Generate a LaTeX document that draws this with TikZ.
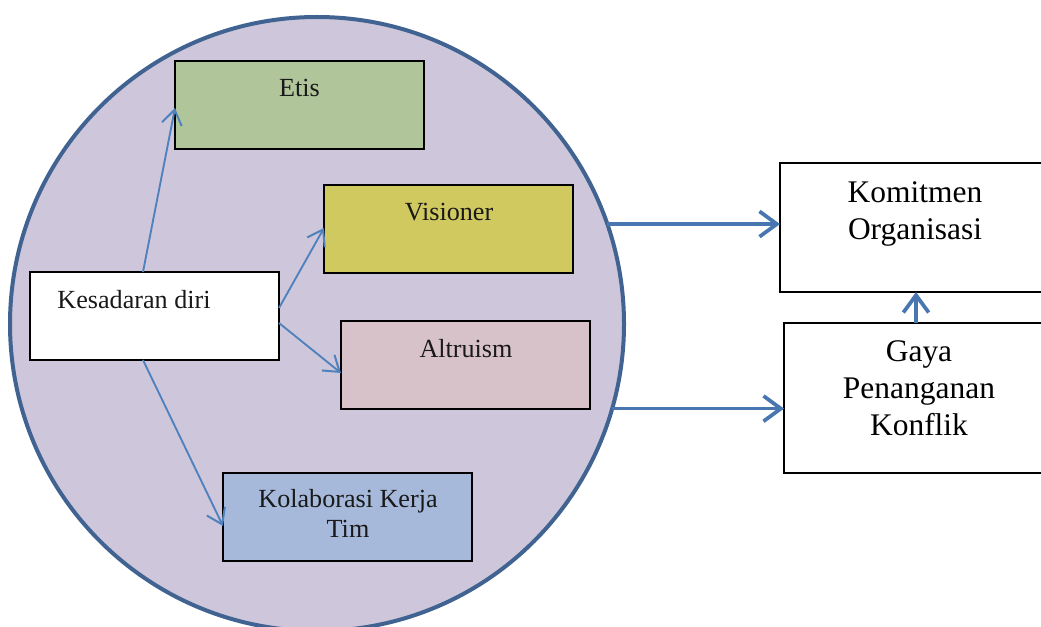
\documentclass[tikz,border=0pt]{standalone}
\usepackage{fontspec}
\setmainfont{Liberation Serif}
\usetikzlibrary{arrows.meta,calc}

\definecolor{ringfill}{RGB}{206,198,219}
\definecolor{ringline}{RGB}{64,99,145}
\definecolor{etisfill}{RGB}{176,198,154}
\definecolor{visfill}{RGB}{207,201,96}
\definecolor{altfill}{RGB}{216,194,201}
\definecolor{kolfill}{RGB}{166,185,219}
\definecolor{linkblue}{RGB}{79,129,189}
\definecolor{flowblue}{RGB}{72,118,176}

\begin{document}
\begin{tikzpicture}[x=0.75pt,y=-0.75pt,
  box/.style={draw=black,line width=1.1pt,rectangle,anchor=north west,
    inner sep=0pt,outer sep=0pt,minimum width=186.75pt,minimum height=66pt},
  lbl/.style={anchor=base,align=center,inner sep=0pt,
    font=\fontsize{19.6}{22.5}\selectfont,text=black!90},
  big/.style={anchor=base,align=center,inner sep=0pt,
    font=\fontsize{23.6}{27.5}\selectfont,text=black},
  link/.style={draw=linkblue,line width=1.4pt,
    -{Straight Barb[length=11pt,width=15pt,line width=1.5pt]}},
  flow/.style={draw=flowblue,line width=2.8pt,
    -{Straight Barb[length=13pt,width=19pt,line width=2.8pt]}}]

\useasboundingbox (0,0) rectangle (1041,627);
\clip (0,0) rectangle (1041,627);
\fill[white] (0,0) rectangle (1041,627);

% the enclosing circle of the leadership traits
\node[circle,draw=ringline,fill=ringfill,line width=3pt,
  minimum size=460.5pt,inner sep=0pt,outer sep=0pt] (ring) at (317,324) {};

% boxes inside the circle
\node[box,fill=etisfill] (etis) at (175,61) {};
\node[box,fill=visfill]  (vis)  at (324,185) {};
\node[box,fill=white]    (kes)  at (30,272) {};
\node[box,fill=altfill]  (alt)  at (341,321) {};
\node[box,fill=kolfill]  (kol)  at (223,473) {};

% outcome boxes on the right
\node[box,minimum width=210pt,minimum height=96.75pt] (kom) at (780,163) {};
\node[box,minimum width=207pt,minimum height=112.5pt] (gaya) at (784,323) {};

% labels (multi-line nodes sit on the baseline of their last line)
\node[lbl] (etis-t) at (299.5,97) {Etis};
\node[lbl] (vis-t)  at (449,220) {Visioner};
\node[lbl] (kes-t)  at (134,308) {Kesadaran diri};
\node[lbl] (alt-t)  at (466,357) {Altruism};
\node[lbl] (kol-t)  at (348,537) {Kolaborasi Kerja\\Tim};
\node[big] (kom-t)  at (915,239) {Komitmen\\Organisasi};
\node[big] (gaya-t) at (919,435) {Gaya\\Penanganan\\Konflik};

% links from self-awareness
\draw[link] ($(kes.north west)+(113,0)$) -- ($(etis.north west)+(0,47)$);
\draw[link] ($(kes.north east)+(0,36)$)  -- ($(vis.north west)+(0,43)$);
\draw[link] ($(kes.north east)+(0,51)$)  -- ($(alt.north west)+(0,52)$);
\draw[link] ($(kes.south west)+(113,0)$) -- ($(kol.north west)+(0,53)$);

% flows to the outcomes
\draw[flow] (ring.19.3)  -- (ring.19.3 -| kom.west);
\draw[flow] (ring.-16.9) -- (ring.-16.9 -| gaya.west);
\coordinate (kx) at (916,0);
\draw[flow] (gaya.north -| kx) -- (kom.south -| kx);
\end{tikzpicture}
\end{document}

· · · · · · ·

> TASK DESCRIPTION: Quote the listing above in full, except for the pictures.

> EXPECTED OUTPUT:
Generate a LaTeX document that draws this with TikZ.
\documentclass[tikz,border=0pt]{standalone}
\usepackage{fontspec}
\setmainfont{Liberation Serif}
\usetikzlibrary{arrows.meta,calc}

\definecolor{ringfill}{RGB}{206,198,219}
\definecolor{ringline}{RGB}{64,99,145}
\definecolor{etisfill}{RGB}{176,198,154}
\definecolor{visfill}{RGB}{207,201,96}
\definecolor{altfill}{RGB}{216,194,201}
\definecolor{kolfill}{RGB}{166,185,219}
\definecolor{linkblue}{RGB}{79,129,189}
\definecolor{flowblue}{RGB}{72,118,176}

\begin{document}
\begin{tikzpicture}[x=0.75pt,y=-0.75pt,
  box/.style={draw=black,line width=1.1pt,rectangle,anchor=north west,
    inner sep=0pt,outer sep=0pt,minimum width=186.75pt,minimum height=66pt},
  lbl/.style={anchor=base,align=center,inner sep=0pt,
    font=\fontsize{19.6}{22.5}\selectfont,text=black!90},
  big/.style={anchor=base,align=center,inner sep=0pt,
    font=\fontsize{23.6}{27.5}\selectfont,text=black},
  link/.style={draw=linkblue,line width=1.4pt,
    -{Straight Barb[length=11pt,width=15pt,line width=1.5pt]}},
  flow/.style={draw=flowblue,line width=2.8pt,
    -{Straight Barb[length=13pt,width=19pt,line width=2.8pt]}}]

\useasboundingbox (0,0) rectangle (1041,627);
\clip (0,0) rectangle (1041,627);
\fill[white] (0,0) rectangle (1041,627);

% the enclosing circle of the leadership traits
\node[circle,draw=ringline,fill=ringfill,line width=3pt,
  minimum size=460.5pt,inner sep=0pt,outer sep=0pt] (ring) at (317,324) {};

% boxes inside the circle
\node[box,fill=etisfill] (etis) at (175,61) {};
\node[box,fill=visfill]  (vis)  at (324,185) {};
\node[box,fill=white]    (kes)  at (30,272) {};
\node[box,fill=altfill]  (alt)  at (341,321) {};
\node[box,fill=kolfill]  (kol)  at (223,473) {};

% outcome boxes on the right
\node[box,minimum width=210pt,minimum height=96.75pt] (kom) at (780,163) {};
\node[box,minimum width=207pt,minimum height=112.5pt] (gaya) at (784,323) {};

% labels (multi-line nodes sit on the baseline of their last line)
\node[lbl] (etis-t) at (299.5,97) {Etis};
\node[lbl] (vis-t)  at (449,220) {Visioner};
\node[lbl] (kes-t)  at (134,308) {Kesadaran diri};
\node[lbl] (alt-t)  at (466,357) {Altruism};
\node[lbl] (kol-t)  at (348,537) {Kolaborasi Kerja\\Tim};
\node[big] (kom-t)  at (915,239) {Komitmen\\Organisasi};
\node[big] (gaya-t) at (919,435) {Gaya\\Penanganan\\Konflik};

% links from self-awareness
\draw[link] ($(kes.north west)+(113,0)$) -- ($(etis.north west)+(0,47)$);
\draw[link] ($(kes.north east)+(0,36)$)  -- ($(vis.north west)+(0,43)$);
\draw[link] ($(kes.north east)+(0,51)$)  -- ($(alt.north west)+(0,52)$);
\draw[link] ($(kes.south west)+(113,0)$) -- ($(kol.north west)+(0,53)$);

% flows to the outcomes
\draw[flow] (ring.19.3)  -- (ring.19.3 -| kom.west);
\draw[flow] (ring.-16.9) -- (ring.-16.9 -| gaya.west);
\coordinate (kx) at (916,0);
\draw[flow] (gaya.north -| kx) -- (kom.south -| kx);
\end{tikzpicture}
\end{document}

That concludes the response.